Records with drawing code
━━━━━━━━━━━━━━━━━━━━━━━━━━━━━━

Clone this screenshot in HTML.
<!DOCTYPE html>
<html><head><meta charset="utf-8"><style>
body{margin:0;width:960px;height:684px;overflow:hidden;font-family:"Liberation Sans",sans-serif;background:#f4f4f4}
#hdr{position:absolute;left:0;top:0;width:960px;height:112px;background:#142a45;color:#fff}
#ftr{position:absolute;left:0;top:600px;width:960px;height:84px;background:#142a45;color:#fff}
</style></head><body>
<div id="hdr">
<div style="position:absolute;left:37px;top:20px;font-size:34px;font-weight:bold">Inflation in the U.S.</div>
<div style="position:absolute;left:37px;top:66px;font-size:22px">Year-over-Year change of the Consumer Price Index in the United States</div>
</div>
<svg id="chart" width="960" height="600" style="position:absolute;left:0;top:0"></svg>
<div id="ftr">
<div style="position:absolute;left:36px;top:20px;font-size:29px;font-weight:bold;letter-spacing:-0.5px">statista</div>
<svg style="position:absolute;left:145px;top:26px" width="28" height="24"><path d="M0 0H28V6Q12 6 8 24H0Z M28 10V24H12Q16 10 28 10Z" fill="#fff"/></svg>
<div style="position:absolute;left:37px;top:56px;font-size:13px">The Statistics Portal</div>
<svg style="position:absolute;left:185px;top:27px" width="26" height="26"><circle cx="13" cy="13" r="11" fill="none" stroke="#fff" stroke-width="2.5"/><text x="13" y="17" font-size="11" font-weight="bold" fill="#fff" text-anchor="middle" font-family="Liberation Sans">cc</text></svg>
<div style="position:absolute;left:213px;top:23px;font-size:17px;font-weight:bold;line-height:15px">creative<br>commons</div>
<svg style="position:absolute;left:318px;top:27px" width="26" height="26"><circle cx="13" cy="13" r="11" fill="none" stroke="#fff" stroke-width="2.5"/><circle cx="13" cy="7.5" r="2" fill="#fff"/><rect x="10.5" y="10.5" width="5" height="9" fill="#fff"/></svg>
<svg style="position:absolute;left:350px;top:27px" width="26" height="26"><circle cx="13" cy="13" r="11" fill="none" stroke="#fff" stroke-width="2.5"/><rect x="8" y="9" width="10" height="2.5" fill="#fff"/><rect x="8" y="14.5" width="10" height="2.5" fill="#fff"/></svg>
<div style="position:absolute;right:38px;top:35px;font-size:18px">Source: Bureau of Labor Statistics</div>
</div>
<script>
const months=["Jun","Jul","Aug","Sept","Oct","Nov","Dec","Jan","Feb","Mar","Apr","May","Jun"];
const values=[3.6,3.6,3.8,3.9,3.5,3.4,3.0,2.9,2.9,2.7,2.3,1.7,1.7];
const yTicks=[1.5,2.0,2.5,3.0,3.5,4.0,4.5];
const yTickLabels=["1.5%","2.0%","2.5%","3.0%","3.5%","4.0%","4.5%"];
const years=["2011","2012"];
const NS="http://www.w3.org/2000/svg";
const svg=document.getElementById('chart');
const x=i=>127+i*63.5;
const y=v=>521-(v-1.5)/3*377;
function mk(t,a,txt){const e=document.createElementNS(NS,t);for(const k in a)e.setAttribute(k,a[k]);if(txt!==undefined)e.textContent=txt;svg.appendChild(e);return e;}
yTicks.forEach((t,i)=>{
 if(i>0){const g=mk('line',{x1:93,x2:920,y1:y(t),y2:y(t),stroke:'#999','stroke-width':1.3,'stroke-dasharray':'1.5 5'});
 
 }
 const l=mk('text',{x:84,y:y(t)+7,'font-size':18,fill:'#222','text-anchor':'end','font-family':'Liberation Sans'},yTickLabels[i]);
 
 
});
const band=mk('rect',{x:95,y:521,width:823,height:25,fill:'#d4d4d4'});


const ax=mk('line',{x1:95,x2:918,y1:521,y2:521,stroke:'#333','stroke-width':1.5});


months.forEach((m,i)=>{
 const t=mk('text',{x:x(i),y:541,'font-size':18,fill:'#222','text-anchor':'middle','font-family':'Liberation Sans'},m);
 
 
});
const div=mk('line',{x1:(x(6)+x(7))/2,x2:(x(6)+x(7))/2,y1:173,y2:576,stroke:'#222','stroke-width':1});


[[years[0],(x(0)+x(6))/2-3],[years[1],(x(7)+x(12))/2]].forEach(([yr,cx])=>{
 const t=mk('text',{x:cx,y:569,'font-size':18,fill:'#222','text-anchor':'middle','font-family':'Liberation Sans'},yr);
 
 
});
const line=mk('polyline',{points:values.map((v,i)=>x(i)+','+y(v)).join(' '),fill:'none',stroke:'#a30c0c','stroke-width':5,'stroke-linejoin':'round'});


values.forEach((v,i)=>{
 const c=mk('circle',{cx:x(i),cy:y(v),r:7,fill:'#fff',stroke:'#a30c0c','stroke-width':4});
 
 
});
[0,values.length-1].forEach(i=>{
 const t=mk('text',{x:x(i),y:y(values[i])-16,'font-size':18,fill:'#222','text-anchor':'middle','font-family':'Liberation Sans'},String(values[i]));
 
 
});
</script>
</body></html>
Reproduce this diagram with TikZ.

━━━━━━━━━━━━━━━━━━━━━━━━━━━━━━

Stated exercise —
Retype every record above exactly as it appears.

Solution to the problem —
Clone this screenshot in HTML.
<!DOCTYPE html>
<html><head><meta charset="utf-8"><style>
body{margin:0;width:960px;height:684px;overflow:hidden;font-family:"Liberation Sans",sans-serif;background:#f4f4f4}
#hdr{position:absolute;left:0;top:0;width:960px;height:112px;background:#142a45;color:#fff}
#ftr{position:absolute;left:0;top:600px;width:960px;height:84px;background:#142a45;color:#fff}
</style></head><body>
<div id="hdr">
<div style="position:absolute;left:37px;top:20px;font-size:34px;font-weight:bold">Inflation in the U.S.</div>
<div style="position:absolute;left:37px;top:66px;font-size:22px">Year-over-Year change of the Consumer Price Index in the United States</div>
</div>
<svg id="chart" width="960" height="600" style="position:absolute;left:0;top:0"></svg>
<div id="ftr">
<div style="position:absolute;left:36px;top:20px;font-size:29px;font-weight:bold;letter-spacing:-0.5px">statista</div>
<svg style="position:absolute;left:145px;top:26px" width="28" height="24"><path d="M0 0H28V6Q12 6 8 24H0Z M28 10V24H12Q16 10 28 10Z" fill="#fff"/></svg>
<div style="position:absolute;left:37px;top:56px;font-size:13px">The Statistics Portal</div>
<svg style="position:absolute;left:185px;top:27px" width="26" height="26"><circle cx="13" cy="13" r="11" fill="none" stroke="#fff" stroke-width="2.5"/><text x="13" y="17" font-size="11" font-weight="bold" fill="#fff" text-anchor="middle" font-family="Liberation Sans">cc</text></svg>
<div style="position:absolute;left:213px;top:23px;font-size:17px;font-weight:bold;line-height:15px">creative<br>commons</div>
<svg style="position:absolute;left:318px;top:27px" width="26" height="26"><circle cx="13" cy="13" r="11" fill="none" stroke="#fff" stroke-width="2.5"/><circle cx="13" cy="7.5" r="2" fill="#fff"/><rect x="10.5" y="10.5" width="5" height="9" fill="#fff"/></svg>
<svg style="position:absolute;left:350px;top:27px" width="26" height="26"><circle cx="13" cy="13" r="11" fill="none" stroke="#fff" stroke-width="2.5"/><rect x="8" y="9" width="10" height="2.5" fill="#fff"/><rect x="8" y="14.5" width="10" height="2.5" fill="#fff"/></svg>
<div style="position:absolute;right:38px;top:35px;font-size:18px">Source: Bureau of Labor Statistics</div>
</div>
<script>
const months=["Jun","Jul","Aug","Sept","Oct","Nov","Dec","Jan","Feb","Mar","Apr","May","Jun"];
const values=[3.6,3.6,3.8,3.9,3.5,3.4,3.0,2.9,2.9,2.7,2.3,1.7,1.7];
const yTicks=[1.5,2.0,2.5,3.0,3.5,4.0,4.5];
const yTickLabels=["1.5%","2.0%","2.5%","3.0%","3.5%","4.0%","4.5%"];
const years=["2011","2012"];
const NS="http://www.w3.org/2000/svg";
const svg=document.getElementById('chart');
const x=i=>127+i*63.5;
const y=v=>521-(v-1.5)/3*377;
function mk(t,a,txt){const e=document.createElementNS(NS,t);for(const k in a)e.setAttribute(k,a[k]);if(txt!==undefined)e.textContent=txt;svg.appendChild(e);return e;}
yTicks.forEach((t,i)=>{
 if(i>0){const g=mk('line',{x1:93,x2:920,y1:y(t),y2:y(t),stroke:'#999','stroke-width':1.3,'stroke-dasharray':'1.5 5'});
 
 }
 const l=mk('text',{x:84,y:y(t)+7,'font-size':18,fill:'#222','text-anchor':'end','font-family':'Liberation Sans'},yTickLabels[i]);
 
 
});
const band=mk('rect',{x:95,y:521,width:823,height:25,fill:'#d4d4d4'});


const ax=mk('line',{x1:95,x2:918,y1:521,y2:521,stroke:'#333','stroke-width':1.5});


months.forEach((m,i)=>{
 const t=mk('text',{x:x(i),y:541,'font-size':18,fill:'#222','text-anchor':'middle','font-family':'Liberation Sans'},m);
 
 
});
const div=mk('line',{x1:(x(6)+x(7))/2,x2:(x(6)+x(7))/2,y1:173,y2:576,stroke:'#222','stroke-width':1});


[[years[0],(x(0)+x(6))/2-3],[years[1],(x(7)+x(12))/2]].forEach(([yr,cx])=>{
 const t=mk('text',{x:cx,y:569,'font-size':18,fill:'#222','text-anchor':'middle','font-family':'Liberation Sans'},yr);
 
 
});
const line=mk('polyline',{points:values.map((v,i)=>x(i)+','+y(v)).join(' '),fill:'none',stroke:'#a30c0c','stroke-width':5,'stroke-linejoin':'round'});


values.forEach((v,i)=>{
 const c=mk('circle',{cx:x(i),cy:y(v),r:7,fill:'#fff',stroke:'#a30c0c','stroke-width':4});
 
 
});
[0,values.length-1].forEach(i=>{
 const t=mk('text',{x:x(i),y:y(values[i])-16,'font-size':18,fill:'#222','text-anchor':'middle','font-family':'Liberation Sans'},String(values[i]));
 
 
});
</script>
</body></html>
Reproduce this diagram with TikZ.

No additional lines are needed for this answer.